En théorie, les cahiers peuvent être consultés par tout le monde, il suffit simplement de présenter sa pièce d'identité. Mais il faut se rendre aux archives départementales, ouvertes en semaine aux heures de bureau. En outre, certaines données personnelles étant protégées par la loi, le personnel des archives doit avant chaque visite préparer les documents pour masquer les données privées, un travail fastidieux. Quelques cahiers ont été mis en ligne par des collectifs locaux ou des associations, mais il n'existe pas encore de corpus national consultable sur internet.

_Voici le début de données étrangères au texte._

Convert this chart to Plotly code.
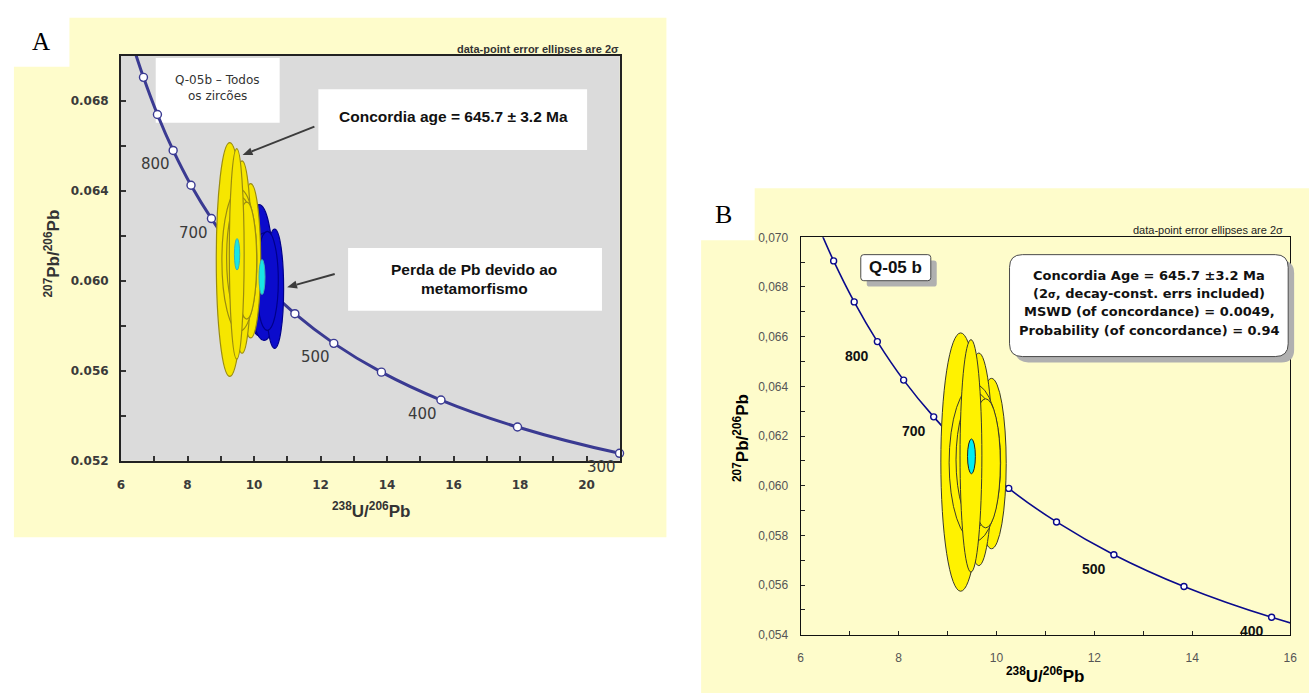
import math
import plotly.graph_objects as go

W, H = 1316, 700

# Tera-Wasserburg concordia: age markers (Ma) with 238U/206Pb and 207Pb/206Pb
conc_age = [950, 900, 850, 800, 750, 700, 650, 600, 550, 500, 450, 400, 350, 300, 250]
conc_x = [6.298, 6.675, 7.095, 7.568, 8.105, 8.719, 9.426, 10.252, 11.228,
          12.399, 13.831, 15.621, 17.923, 20.992, 25.289]
conc_y = [0.07074, 0.06905, 0.06740, 0.06580, 0.06425, 0.06277, 0.06131, 0.05989,
          0.05854, 0.05722, 0.05594, 0.05470, 0.05350, 0.05233, 0.05120]

# marked ages and the ones that get a label
marker_ages = [900, 850, 800, 750, 700, 650, 600, 550, 500, 450, 400, 350, 300]
labels_a = [800, 700, 500, 400, 300]
labels_b = [800, 700, 500, 400]

# zircon analyses, 2-sigma error ellipses (drawing order)
zr_x = [9.27, 9.90, 9.64, 9.56, 9.60, 9.78, 9.48]
zr_y = [0.06095, 0.06089, 0.06106, 0.06092, 0.06104, 0.06090, 0.06120]
zr_ex = [0.405, 0.300, 0.283, 0.526, 0.425, 0.300, 0.223]
zr_ey = [0.00520, 0.00343, 0.00428, 0.00316, 0.00268, 0.00260, 0.00468]

# analyses with Pb loss (panel A)
pbl_x = [10.15, 10.30, 10.62, 10.40]
pbl_y = [0.06048, 0.05974, 0.05965, 0.06000]
pbl_ex = [0.42, 0.42, 0.27, 0.33]
pbl_ey = [0.00291, 0.00239, 0.00265, 0.00220]

# concordia-age ellipses
cage_x = [9.49, 10.24]
cage_y = [0.06118, 0.06017]
cage_ex = [0.080, 0.090]
cage_ey = [0.00070, 0.00078]

# axis ticks
a_xticks = [6, 8, 10, 12, 14, 16, 18, 20]
a_yticks = [0.052, 0.056, 0.060, 0.064, 0.068]
a_yticktext = ["0.052", "0.056", "0.060", "0.064", "0.068"]
b_xticks = [6, 8, 10, 12, 14, 16]
b_yticks = [0.054, 0.056, 0.058, 0.060, 0.062, 0.064, 0.066, 0.068, 0.070]
b_yticktext = ["0,054", "0,056", "0,058", "0,060", "0,062", "0,064", "0,066", "0,068", "0,070"]

SANS = "Liberation Sans, Arial, sans-serif"
WIDE = "DejaVu Sans, Verdana, sans-serif"
SERIF = "Liberation Serif, Times New Roman, serif"

YELLOW_BG = "#fefccb"

# subplot frames in pixels (left, right, top, bottom)
A_BOX = (118, 621, 50, 463)
B_BOX = (803.3, 1297, 235, 640.5)


def pxx(x):
    return x / W


def pxy(y):
    return 1 - y / H


fig = go.Figure()

# ---- concordia curves and age markers
idx = {a: i for i, a in enumerate(conc_age)}
mk_x = [conc_x[idx[a]] for a in marker_ages]
mk_y = [conc_y[idx[a]] for a in marker_ages]

for ax, ay, col, lw, ms, clip in (("x", "y", "#3a3a92", 3, 8, False),
                                  ("x2", "y2", "#0a0a8c", 1.6, 6, True)):
    fig.add_trace(go.Scatter(x=conc_x, y=conc_y, mode="lines", xaxis=ax, yaxis=ay,
                             line=dict(color=col, width=lw, shape="spline", smoothing=1.0),
                             hoverinfo="skip", showlegend=False))
    fig.add_trace(go.Scatter(x=mk_x, y=mk_y, mode="markers", xaxis=ax, yaxis=ay,
                             cliponaxis=clip,
                             marker=dict(size=ms, color="white", line=dict(color=col, width=1.4)),
                             hoverinfo="skip", showlegend=False))

shapes = []

# page backgrounds
shapes += [
    dict(type="rect", xref="paper", yref="paper", x0=pxx(10), x1=pxx(668), y0=pxy(541), y1=pxy(11),
         fillcolor=YELLOW_BG, line_width=0, layer="below"),
    dict(type="rect", xref="paper", yref="paper", x0=0, x1=pxx(66), y0=pxy(61), y1=1,
         fillcolor="white", line_width=0, layer="below"),
    dict(type="rect", xref="paper", yref="paper", x0=pxx(703), x1=1, y0=0, y1=pxy(185),
         fillcolor=YELLOW_BG, line_width=0, layer="below"),
    dict(type="rect", xref="paper", yref="paper", x0=pxx(700), x1=pxx(757), y0=pxy(238), y1=pxy(180),
         fillcolor="white", line_width=0, layer="below"),
]

# panel A plot background (slightly darker grey)
shapes.append(dict(type="rect", xref="x domain", yref="y domain", x0=0, x1=1, y0=0, y1=1,
                   fillcolor="#dbdbdb", line_width=0, layer="below"))


def a_dom(px_x, px_y):
    l, r, t, b = A_BOX
    return (px_x - l) / (r - l), (b - px_y) / (b - t)


# white label boxes in panel A
for (x0, y0, x1, y1) in ((153, 52, 278, 118), (317, 84, 588, 146), (347, 246, 603, 310)):
    dx0, dy1 = a_dom(x0, y0)
    dx1, dy0 = a_dom(x1, y1)
    shapes.append(dict(type="rect", xref="x domain", yref="y domain", x0=dx0, x1=dx1, y0=dy0, y1=dy1,
                       fillcolor="white", line_width=0, layer="below"))


def ellipse(ax, ay, cx, cy, ex, ey, fill, line, lw):
    return dict(type="circle", xref=ax, yref=ay, x0=cx - ex, x1=cx + ex, y0=cy - ey, y1=cy + ey,
                fillcolor=fill, line=dict(color=line, width=lw), layer="above")


# panel A ellipses: Pb-loss group, zircons, then concordia ages
for cx, cy, ex, ey in zip(pbl_x, pbl_y, pbl_ex, pbl_ey):
    shapes.append(ellipse("x", "y", cx, cy, ex, ey, "#0b0bcc", "#00008a", 1.2))
for cx, cy, ex, ey in zip(zr_x, zr_y, zr_ex, zr_ey):
    shapes.append(ellipse("x", "y", cx, cy, ex, ey, "#f6e600", "#9a8c10", 1.2))
for cx, cy, ex, ey in zip(cage_x, cage_y, cage_ex, cage_ey):
    shapes.append(ellipse("x", "y", cx, cy, ex, ey, "#18e6e6", "#40b0b0", 1))

# panel B ellipses
for cx, cy, ex, ey in zip(zr_x, zr_y, zr_ex, zr_ey):
    shapes.append(ellipse("x2", "y2", cx, cy, ex, ey, "#fff200", "#3a3a2a", 1))
shapes.append(ellipse("x2", "y2", cage_x[0], cage_y[0], cage_ex[0], cage_ey[0], "#00eef2", "#222222", 1))


def rounded(x0, y0, x1, y1, r):
    rx, ry = r / W, r / H
    X0, X1 = pxx(x0), pxx(x1)
    Y0, Y1 = pxy(y1), pxy(y0)  # bottom, top in paper units
    return (f"M {X0 + rx},{Y1} L {X1 - rx},{Y1} Q {X1},{Y1} {X1},{Y1 - ry} "
            f"L {X1},{Y0 + ry} Q {X1},{Y0} {X1 - rx},{Y0} L {X0 + rx},{Y0} "
            f"Q {X0},{Y0} {X0},{Y0 + ry} L {X0},{Y1 - ry} Q {X0},{Y1} {X0 + rx},{Y1} Z")


# panel B text boxes with drop shadows
for (x0, y0, x1, y1, r) in ((864, 252.7, 934.6, 279.3, 3), (1014, 252.7, 1295, 356.7, 13)):
    shapes.append(dict(type="path", xref="paper", yref="paper", path=rounded(x0 + 6, y0 + 6, x1 + 6, y1 + 6, r),
                       fillcolor="#b0b0b0", line_width=0, layer="above"))
    shapes.append(dict(type="path", xref="paper", yref="paper", path=rounded(x0, y0, x1, y1, r),
                       fillcolor="white", line=dict(color="#4a4a4a", width=1), layer="above"))

# arrows in panel A (tail -> head, pixels)
for (tx, ty, hx, hy) in ((313, 122, 240.6, 151), (333.5, 272.5, 285.5, 286)):
    ang = math.atan2(hy - ty, hx - tx)
    L, hw = 10, 4
    bx, by = hx - L * math.cos(ang), hy - L * math.sin(ang)
    px_, py_ = -math.sin(ang) * hw, math.cos(ang) * hw
    shapes.append(dict(type="line", xref="paper", yref="paper", x0=pxx(tx), y0=pxy(ty),
                       x1=pxx(bx), y1=pxy(by), line=dict(color="#3c3c3c", width=2), layer="above"))
    shapes.append(dict(type="path", xref="paper", yref="paper",
                       path=(f"M {pxx(hx)},{pxy(hy)} L {pxx(bx + px_)},{pxy(by + py_)} "
                             f"L {pxx(bx - px_)},{pxy(by - py_)} Z"),
                       fillcolor="#3c3c3c", line_width=0, layer="above"))

ann = []


def text(x, y, s, size, family=SANS, color="#111", xanchor="center", angle=0):
    ann.append(dict(x=pxx(x), y=pxy(y), xref="paper", yref="paper", text=s, showarrow=False,
                    xanchor=xanchor, yanchor="middle", textangle=angle,
                    font=dict(size=size, family=family, color=color)))


# panel letters
text(37, 35, "A", 25, SERIF, "#000")
text(726, 212, "B", 26, SERIF, "#000")

# panel A texts
text(622, 43, "<b>data-point error ellipses are 2σ</b>", 11, SANS, "#333", xanchor="right")
text(215, 75, "Q-05b – Todos", 12, WIDE, "#333")
text(215, 91, "os zircões", 12, WIDE, "#333")
text(453, 112, "<b>Concordia age = 645.7 ± 3.2 Ma</b>", 15.5, SANS, "#111")
text(474, 268, "<b>Perda de Pb devido ao</b>", 15.5, SANS, "#111")
text(474, 287, "<b>metamorfismo</b>", 15.5, SANS, "#111")
text(48, 252, "<b><sup>207</sup>Pb/<sup>206</sup>Pb</b>", 17, SANS, "#333", angle=-90)
text(370, 513, "<b><sup>238</sup>U/<sup>206</sup>Pb</b>", 17, SANS, "#333")

# panel B texts
text(1292, 228, "data-point error ellipses are 2σ", 11, SANS, "#222", xanchor="right")
text(899, 266, "<b>Q-05 b</b>", 17, SANS, "#111")
b_lines = ["Concordia Age = 645.7 ±3.2 Ma",
           "(2<span style='font-size:10px'>σ</span>, decay-const. errs included)",
           "MSWD (of concordance) = 0.0049,",
           "Probability (of concordance) = 0.94"]
for i, s in enumerate(b_lines):
    text(1155, 273.5 + i * 18.7, f"<b>{s}</b>", 13, WIDE, "#111")
text(743, 440, "<b><sup>207</sup>Pb/<sup>206</sup>Pb</b>", 17, SANS, "#000", angle=-90)
text(1050, 682, "<b><sup>238</sup>U/<sup>206</sup>Pb</b>", 17, SANS, "#000")

# age labels along the concordia
for a in labels_a:
    ann.append(dict(x=conc_x[idx[a]], y=conc_y[idx[a]], xref="x", yref="y", text=str(a),
                    showarrow=False, xshift=-18, yshift=-14,
                    font=dict(size=15, family=WIDE, color="#3a3a3a")))
for a in labels_b:
    ann.append(dict(x=conc_x[idx[a]], y=conc_y[idx[a]], xref="x2", yref="y2", text=f"<b>{a}</b>",
                    showarrow=False, xshift=-20, yshift=-14,
                    font=dict(size=14, family=SANS, color="#111")))

fig.update_layout(
    width=W, height=H, margin=dict(l=0, r=0, t=0, b=0),
    paper_bgcolor="white", plot_bgcolor="#e1e1e1",
    showlegend=False, shapes=shapes, annotations=ann,
    xaxis=dict(domain=[A_BOX[0] / W, A_BOX[1] / W], range=[6, 21], tickvals=a_xticks,
               ticks="inside", ticklen=5, tickwidth=1.5, tickcolor="#333",
               minor=dict(tickmode="linear", tick0=6, dtick=1, ticks="inside", ticklen=5,
                          tickwidth=1.5, tickcolor="#333"),
               showline=True, linecolor="#222", linewidth=2, mirror=True,
               showgrid=False, zeroline=False, ticklabelstandoff=12,
               tickfont=dict(size=12, family=WIDE, color="#3a3a3a", weight="bold")),
    yaxis=dict(domain=[1 - A_BOX[3] / H, 1 - A_BOX[2] / H], range=[0.052, 0.070],
               tickvals=a_yticks, ticktext=a_yticktext,
               ticks="inside", ticklen=5, tickwidth=1.5, tickcolor="#333",
               minor=dict(tickmode="linear", tick0=0.052, dtick=0.002, ticks="inside", ticklen=5,
                          tickwidth=1.5, tickcolor="#333"),
               showline=True, linecolor="#222", linewidth=2, mirror=True,
               showgrid=False, zeroline=False, ticklabelstandoff=8,
               tickfont=dict(size=12, family=WIDE, color="#3a3a3a", weight="bold")),
    xaxis2=dict(domain=[B_BOX[0] / W, B_BOX[1] / W], range=[6, 16], tickvals=b_xticks,
                anchor="y2",
                ticks="inside", ticklen=4, tickcolor="#222",
                minor=dict(tickmode="linear", tick0=6, dtick=1, ticks="inside", ticklen=4,
                           tickcolor="#222"),
                showline=True, linecolor="#111", linewidth=1, mirror=True,
                showgrid=False, zeroline=False, ticklabelstandoff=12,
                tickfont=dict(size=12, family=SANS, color="#555")),
    yaxis2=dict(domain=[1 - B_BOX[3] / H, 1 - B_BOX[2] / H], range=[0.054, 0.070],
                anchor="x2", tickvals=b_yticks, ticktext=b_yticktext,
                ticks="inside", ticklen=4, tickcolor="#222",
                minor=dict(tickmode="linear", tick0=0.054, dtick=0.001, ticks="inside", ticklen=4,
                           tickcolor="#222"),
                showline=True, linecolor="#111", linewidth=1, mirror=True,
                showgrid=False, zeroline=False, ticklabelstandoff=9,
                tickfont=dict(size=12, family=SANS, color="#555")),
)

fig.write_html("out.html")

"Que va devenir mon écrit ?"

Pour beaucoup d'élus, du Nouveau Front populaire jusqu'au Rassemblement national, cette étape est indispensable pour que ces milliers de cahiers ne restent pas lettres mortes. "Tout ça a fini en queue de poisson. Il faut ressortir ces cahiers et retourner devant les citoyens, assure Yvan Lubraneski, élu municipal socialiste des Molières (Essonne) et vice-président de l'Association des maires ruraux de France (AMRF). 

"Il faut leur donner des débouchés politiques, car pour beaucoup de citoyens, cela a été extrêmement décevant d'être consultés sans que rien ne change ensuite."

Yvan Lubraneski, vice-président de l'Association des maires ruraux de France

à franceinfo

"Lorsqu'ils ont écrit dans ces cahiers, beaucoup n'étaient pas dupes", souligne Manon Pengam à propos des contributeurs creusois. "Que va devenir mon écrit ? Mais qui va s'occuper de lire tout ça ?", peut-on notamment lire. En assistant à des projections publiques du documentaire Les Doléances, diffusé sur France Télévisions en 2024, l'universitaire a observé de vives réactions chez les spectateurs. "Certains disent 'J'ai participé, j'ai écrit ce que je vivais, et on ne m'a même pas lu'. Il y a de la colère et un sentiment d'humiliation, une défiance très forte vis-à-vis du pouvoir."

S'il parvient à rester assez longtemps à Matignon, François Bayrou se replongera-t-il dans les doléances des "gilets jaunes", comme il l'a annoncé le 14 janvier ? "Le Premier ministre a l'intention d'utiliser les cahiers de doléances", assure Matignon, mais la méthodologie et le calendrier ne sont pas encore fixés.